# Printing colors on darks



## flipp43420 (Mar 24, 2016)

So I have been trying to to get full color prints on dark garments and I'd like advice on the best way to achieve this??? I have done heat transfers, and I wasnt satisfied with the quality. Seems screen printing limits the amount of colors you can use. Sublimation is cool but expensive for low quantities, and you have to fill out the whole shirt with graphic or ink. What I'd like to achieve is something similar to the full color band tee's you see at Hot Topic printed on black shirts. Any Advice??


----------



## prathap (Aug 20, 2015)

if you dont want sublimation and rubbrized then the best option is sticker printing just try it out


----------



## dynamikgraphics (Jul 21, 2013)

Screen printing does limit your colors, but depending on the image, full color images can be screen printed on dark garments using your plastisol inks with _simulated process printing_.

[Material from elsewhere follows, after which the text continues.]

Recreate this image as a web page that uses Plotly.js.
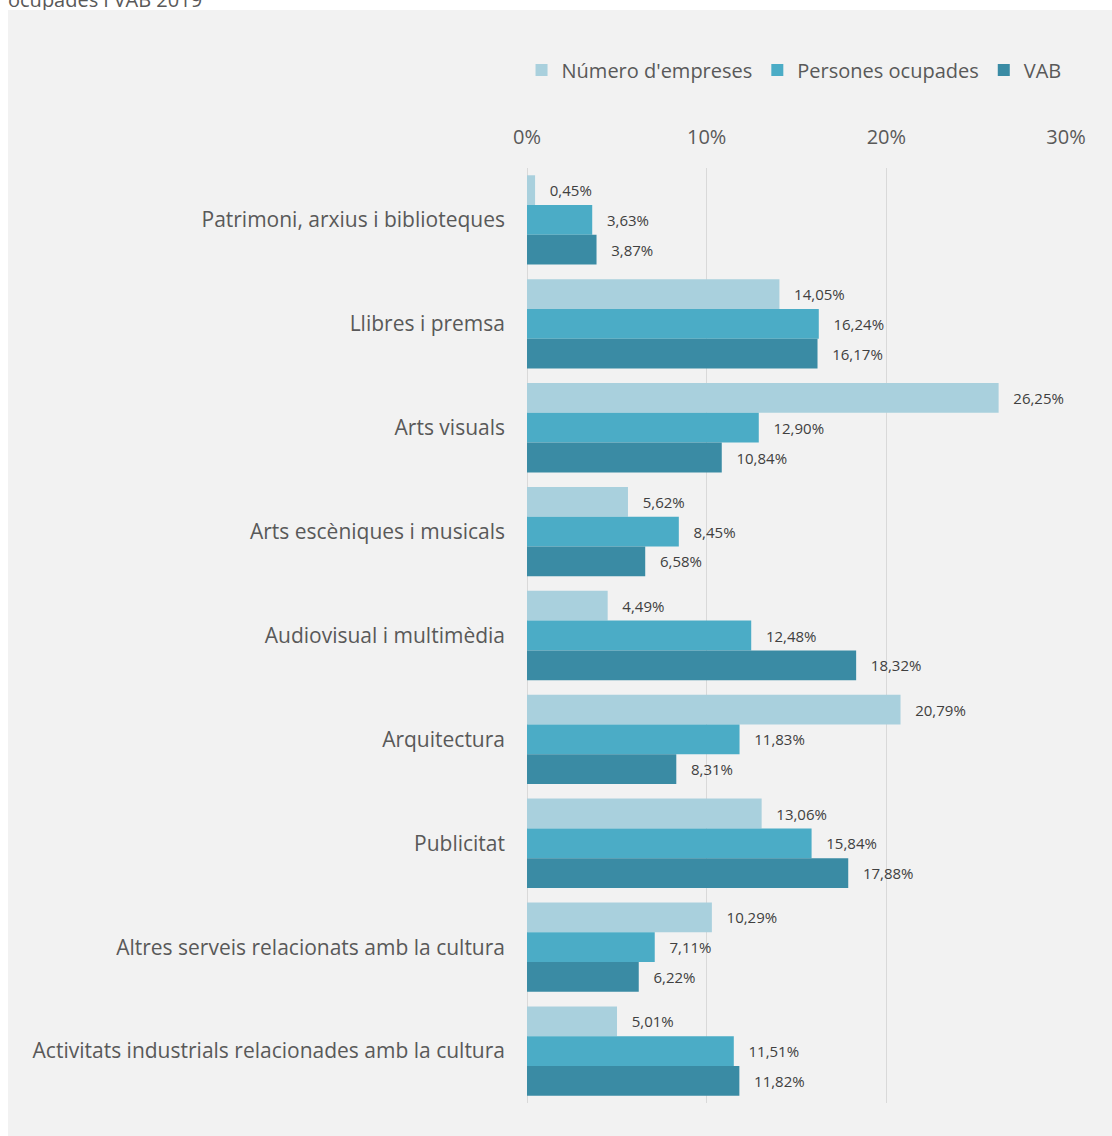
<!DOCTYPE html>
<html>
<head>
<meta charset="utf-8">
<script src="https://cdn.plot.ly/plotly-3.0.1.min.js"></script>
<style>
html,body{margin:0;padding:0;background:#ffffff;width:1112px;height:1136px;overflow:hidden;position:relative;}
#title{position:absolute;left:8px;top:-14px;font-family:"Open Sans",sans-serif;font-size:20px;color:#595959;white-space:nowrap;}
#chart{position:absolute;left:8px;top:10px;width:1104px;height:1126px;}
</style>
</head>
<body>
<div id="title">ocupades i VAB 2019</div>
<div id="chart"></div>
<script>
const categories = ['Patrimoni, arxius i biblioteques','Llibres i premsa','Arts visuals','Arts escèniques i musicals','Audiovisual i multimèdia','Arquitectura','Publicitat','Altres serveis relacionats amb la cultura','Activitats industrials relacionades amb la cultura'];
const empreses = [0.45,14.05,26.25,5.62,4.49,20.79,13.06,10.29,5.01];
const persones = [3.63,16.24,12.90,8.45,12.48,11.83,15.84,7.11,11.51];
const vab = [3.87,16.17,10.84,6.58,18.32,8.31,17.88,6.22,11.82];
const seriesNames = ["Número d'empreses","Persones ocupades","VAB"];
const colors = ['#a9d0dd','#4bacc6','#3a8ba4'];
const font = '"Open Sans", sans-serif';

const data = [empreses, persones, vab].map((vals,i)=>({
  type:'bar', orientation:'h', name:seriesNames[i],
  x:vals, y:categories,
  marker:{color:colors[i]},
  texttemplate:'\u00a0\u00a0\u00a0%{x:.2f}%', textposition:'outside',
  textfont:{family:font,size:15,color:'#404040'},
  cliponaxis:false, hoverinfo:'x'
}));

const layout = {
  width:1104, height:1126,
  paper_bgcolor:'#f2f2f2', plot_bgcolor:'rgba(0,0,0,0)',
  margin:{l:519,r:46,t:158,b:33},
  separators:', ',
  barmode:'group', bargap:0.14, bargroupgap:0,
  font:{family:font,color:'#595959'},
  showlegend:true,
  legend:{orientation:'h', xref:'paper', yref:'paper', x:1.001, xanchor:'right', y:1.1048, yanchor:'middle',
    font:{family:font,size:20,color:'#595959'}, traceorder:'normal', itemwidth:30, bgcolor:'rgba(0,0,0,0)'},
  xaxis:{side:'top', range:[0,30], dtick:10, ticksuffix:'%', showgrid:true, gridcolor:'#d9d9d9', gridwidth:1,
    zeroline:true, zerolinecolor:'#d9d9d9', showline:false, tickfont:{family:font,size:20,color:'#595959'},
    ticklabelstandoff:19, fixedrange:true},
  yaxis:{type:'category', autorange:'reversed', showgrid:false, zeroline:false, showline:false,
    tickfont:{family:font,size:21,color:'#595959'}, ticklabelstandoff:21, fixedrange:true}
};
Plotly.newPlot('chart', data, layout, {displayModeBar:false, staticPlot:true});
</script>
</body>
</html>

The main issue with getting bright prints on dark garments is the viscosity and translucence of the inks; while advertised as "opaque," plastisol inks are still somewhat translucent. That's why white underbases are used - to give the inks a "white background," the same as if they were being printed on white garments. 

This is why sublimation can become problematic as well - the transfers simply aren't opaque enough. To be fair though, I've had some really good success in the past with heat transfers on dark garments with the press temp set at about 400 degrees and pressing them for about 10 seconds. But as you say, you're limited on print area. 

My biggest gripe with sublimation and heat transfer is their life spans suck compared to screen printed spot color inks.


----------